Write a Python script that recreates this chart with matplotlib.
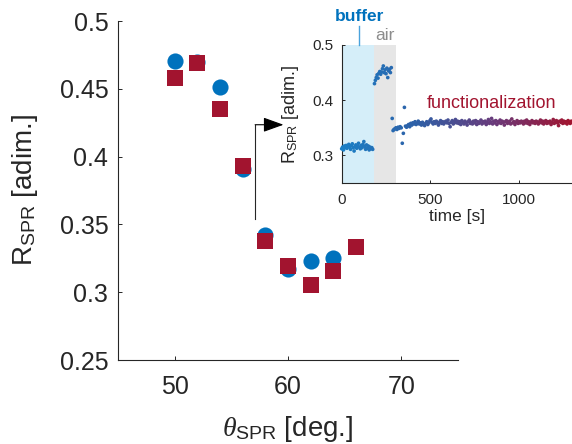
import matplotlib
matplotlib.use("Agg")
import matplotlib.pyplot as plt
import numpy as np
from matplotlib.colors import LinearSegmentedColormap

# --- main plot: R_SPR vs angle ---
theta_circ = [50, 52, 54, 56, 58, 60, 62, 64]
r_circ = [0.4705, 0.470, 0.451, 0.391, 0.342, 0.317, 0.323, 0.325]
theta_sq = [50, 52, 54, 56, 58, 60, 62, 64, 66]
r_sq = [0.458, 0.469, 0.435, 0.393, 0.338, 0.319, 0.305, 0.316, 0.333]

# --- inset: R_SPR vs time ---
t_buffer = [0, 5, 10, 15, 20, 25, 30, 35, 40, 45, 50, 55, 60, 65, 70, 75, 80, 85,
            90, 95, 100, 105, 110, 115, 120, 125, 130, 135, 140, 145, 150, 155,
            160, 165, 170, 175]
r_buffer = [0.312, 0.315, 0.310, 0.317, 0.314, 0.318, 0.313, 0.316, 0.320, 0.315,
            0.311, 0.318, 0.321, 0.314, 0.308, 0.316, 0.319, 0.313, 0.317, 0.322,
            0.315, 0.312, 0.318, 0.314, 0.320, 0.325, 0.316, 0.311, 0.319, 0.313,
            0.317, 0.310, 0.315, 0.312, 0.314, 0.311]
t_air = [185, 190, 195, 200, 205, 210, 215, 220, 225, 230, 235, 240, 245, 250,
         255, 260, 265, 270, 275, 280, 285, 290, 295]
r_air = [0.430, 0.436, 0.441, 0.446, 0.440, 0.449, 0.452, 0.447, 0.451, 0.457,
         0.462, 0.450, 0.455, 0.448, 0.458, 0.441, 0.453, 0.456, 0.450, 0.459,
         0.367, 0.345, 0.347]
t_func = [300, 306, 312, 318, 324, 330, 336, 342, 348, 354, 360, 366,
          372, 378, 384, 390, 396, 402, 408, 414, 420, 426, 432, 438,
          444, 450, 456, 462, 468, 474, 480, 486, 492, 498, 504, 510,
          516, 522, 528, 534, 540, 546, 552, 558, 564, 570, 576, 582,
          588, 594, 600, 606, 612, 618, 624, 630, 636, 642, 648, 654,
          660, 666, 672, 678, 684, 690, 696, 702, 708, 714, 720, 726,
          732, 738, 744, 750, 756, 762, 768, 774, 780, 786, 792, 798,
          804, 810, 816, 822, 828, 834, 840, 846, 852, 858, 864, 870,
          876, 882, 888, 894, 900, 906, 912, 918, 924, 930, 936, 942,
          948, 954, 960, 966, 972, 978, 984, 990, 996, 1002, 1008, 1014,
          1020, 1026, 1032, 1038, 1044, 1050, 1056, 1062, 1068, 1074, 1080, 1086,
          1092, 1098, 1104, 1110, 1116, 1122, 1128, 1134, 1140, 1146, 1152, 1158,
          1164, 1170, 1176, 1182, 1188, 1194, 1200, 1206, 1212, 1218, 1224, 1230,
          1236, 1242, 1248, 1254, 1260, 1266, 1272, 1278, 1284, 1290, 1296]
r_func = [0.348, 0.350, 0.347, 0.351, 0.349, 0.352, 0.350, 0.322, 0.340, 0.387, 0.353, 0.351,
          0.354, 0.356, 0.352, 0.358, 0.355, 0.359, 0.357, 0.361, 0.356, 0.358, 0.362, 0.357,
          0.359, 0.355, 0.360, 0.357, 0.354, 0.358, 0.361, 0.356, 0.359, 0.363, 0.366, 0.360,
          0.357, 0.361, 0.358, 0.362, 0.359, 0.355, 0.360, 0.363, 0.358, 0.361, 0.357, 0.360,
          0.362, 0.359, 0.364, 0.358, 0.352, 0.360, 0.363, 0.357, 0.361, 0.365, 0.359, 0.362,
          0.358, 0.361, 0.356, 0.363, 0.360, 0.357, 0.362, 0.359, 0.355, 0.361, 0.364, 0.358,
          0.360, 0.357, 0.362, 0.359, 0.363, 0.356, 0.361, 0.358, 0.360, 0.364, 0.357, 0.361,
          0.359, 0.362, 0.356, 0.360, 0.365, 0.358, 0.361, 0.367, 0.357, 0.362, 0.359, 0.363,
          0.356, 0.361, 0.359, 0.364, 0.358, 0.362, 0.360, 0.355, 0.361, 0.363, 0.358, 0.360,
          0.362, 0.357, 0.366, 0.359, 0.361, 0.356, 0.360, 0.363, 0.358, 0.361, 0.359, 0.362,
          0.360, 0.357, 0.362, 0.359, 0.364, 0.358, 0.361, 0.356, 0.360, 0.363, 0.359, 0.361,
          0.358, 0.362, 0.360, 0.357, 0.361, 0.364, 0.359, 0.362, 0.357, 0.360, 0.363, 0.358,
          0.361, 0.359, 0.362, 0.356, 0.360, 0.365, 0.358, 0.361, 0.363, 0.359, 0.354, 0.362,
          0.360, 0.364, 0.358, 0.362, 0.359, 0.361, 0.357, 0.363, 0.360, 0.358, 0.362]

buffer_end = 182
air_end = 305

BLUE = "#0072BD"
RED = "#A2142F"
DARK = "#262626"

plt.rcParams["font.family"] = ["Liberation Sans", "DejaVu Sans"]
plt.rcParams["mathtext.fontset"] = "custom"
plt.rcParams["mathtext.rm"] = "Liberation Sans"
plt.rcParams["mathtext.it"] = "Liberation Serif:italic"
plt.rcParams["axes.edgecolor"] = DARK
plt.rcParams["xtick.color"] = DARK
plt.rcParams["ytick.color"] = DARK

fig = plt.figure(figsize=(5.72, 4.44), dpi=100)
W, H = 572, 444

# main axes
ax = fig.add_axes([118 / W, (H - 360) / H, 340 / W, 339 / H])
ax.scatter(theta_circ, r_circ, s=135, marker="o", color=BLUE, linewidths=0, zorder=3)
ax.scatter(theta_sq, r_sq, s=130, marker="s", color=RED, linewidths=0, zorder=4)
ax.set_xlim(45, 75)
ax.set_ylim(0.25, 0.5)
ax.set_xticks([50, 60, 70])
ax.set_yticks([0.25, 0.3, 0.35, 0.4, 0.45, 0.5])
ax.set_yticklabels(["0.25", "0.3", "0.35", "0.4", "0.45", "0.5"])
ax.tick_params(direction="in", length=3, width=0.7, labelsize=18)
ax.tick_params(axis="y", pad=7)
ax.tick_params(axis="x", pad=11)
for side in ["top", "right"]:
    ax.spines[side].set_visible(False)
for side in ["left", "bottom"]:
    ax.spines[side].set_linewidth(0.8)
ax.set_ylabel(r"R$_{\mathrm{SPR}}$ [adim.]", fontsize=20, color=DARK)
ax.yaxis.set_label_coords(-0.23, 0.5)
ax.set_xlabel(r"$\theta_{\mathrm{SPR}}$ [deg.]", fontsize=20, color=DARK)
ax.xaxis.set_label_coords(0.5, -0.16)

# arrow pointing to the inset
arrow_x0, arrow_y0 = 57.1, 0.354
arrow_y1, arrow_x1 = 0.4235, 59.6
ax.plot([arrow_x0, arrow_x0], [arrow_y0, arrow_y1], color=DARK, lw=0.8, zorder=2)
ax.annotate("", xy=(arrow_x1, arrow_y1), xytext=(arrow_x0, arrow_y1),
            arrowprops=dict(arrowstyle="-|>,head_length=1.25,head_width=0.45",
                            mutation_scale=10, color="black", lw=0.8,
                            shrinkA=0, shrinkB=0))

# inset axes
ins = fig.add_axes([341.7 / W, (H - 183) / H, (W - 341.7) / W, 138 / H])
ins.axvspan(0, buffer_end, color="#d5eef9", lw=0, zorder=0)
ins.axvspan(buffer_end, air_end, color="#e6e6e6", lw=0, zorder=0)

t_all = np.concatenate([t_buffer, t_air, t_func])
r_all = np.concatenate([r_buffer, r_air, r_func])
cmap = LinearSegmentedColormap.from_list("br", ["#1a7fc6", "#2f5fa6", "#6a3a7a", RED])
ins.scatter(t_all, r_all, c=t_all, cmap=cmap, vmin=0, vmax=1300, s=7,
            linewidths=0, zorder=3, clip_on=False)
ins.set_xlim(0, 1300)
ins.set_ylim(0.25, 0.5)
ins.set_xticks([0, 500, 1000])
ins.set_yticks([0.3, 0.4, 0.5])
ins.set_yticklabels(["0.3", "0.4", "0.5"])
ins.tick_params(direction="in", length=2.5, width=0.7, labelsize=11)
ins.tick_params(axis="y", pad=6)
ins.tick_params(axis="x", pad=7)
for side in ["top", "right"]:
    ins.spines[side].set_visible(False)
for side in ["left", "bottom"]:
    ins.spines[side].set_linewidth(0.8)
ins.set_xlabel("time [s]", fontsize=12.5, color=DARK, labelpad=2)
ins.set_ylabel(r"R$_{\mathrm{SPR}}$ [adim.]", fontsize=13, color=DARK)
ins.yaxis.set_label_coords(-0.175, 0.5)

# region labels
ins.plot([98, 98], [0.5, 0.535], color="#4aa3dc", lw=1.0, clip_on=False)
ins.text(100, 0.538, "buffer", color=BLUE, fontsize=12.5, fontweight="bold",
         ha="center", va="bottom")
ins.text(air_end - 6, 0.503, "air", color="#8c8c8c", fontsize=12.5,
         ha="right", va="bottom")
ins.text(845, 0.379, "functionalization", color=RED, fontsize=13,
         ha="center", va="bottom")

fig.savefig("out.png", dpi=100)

-------

Leave out the pictures and repeat exactly the lines from the start of the material through the line that contains "0.305, 0.316, 0.333]", both included.

* Output
Write a Python script that recreates this chart with matplotlib.
import matplotlib
matplotlib.use("Agg")
import matplotlib.pyplot as plt
import numpy as np
from matplotlib.colors import LinearSegmentedColormap

# --- main plot: R_SPR vs angle ---
theta_circ = [50, 52, 54, 56, 58, 60, 62, 64]
r_circ = [0.4705, 0.470, 0.451, 0.391, 0.342, 0.317, 0.323, 0.325]
theta_sq = [50, 52, 54, 56, 58, 60, 62, 64, 66]
r_sq = [0.458, 0.469, 0.435, 0.393, 0.338, 0.319, 0.305, 0.316, 0.333]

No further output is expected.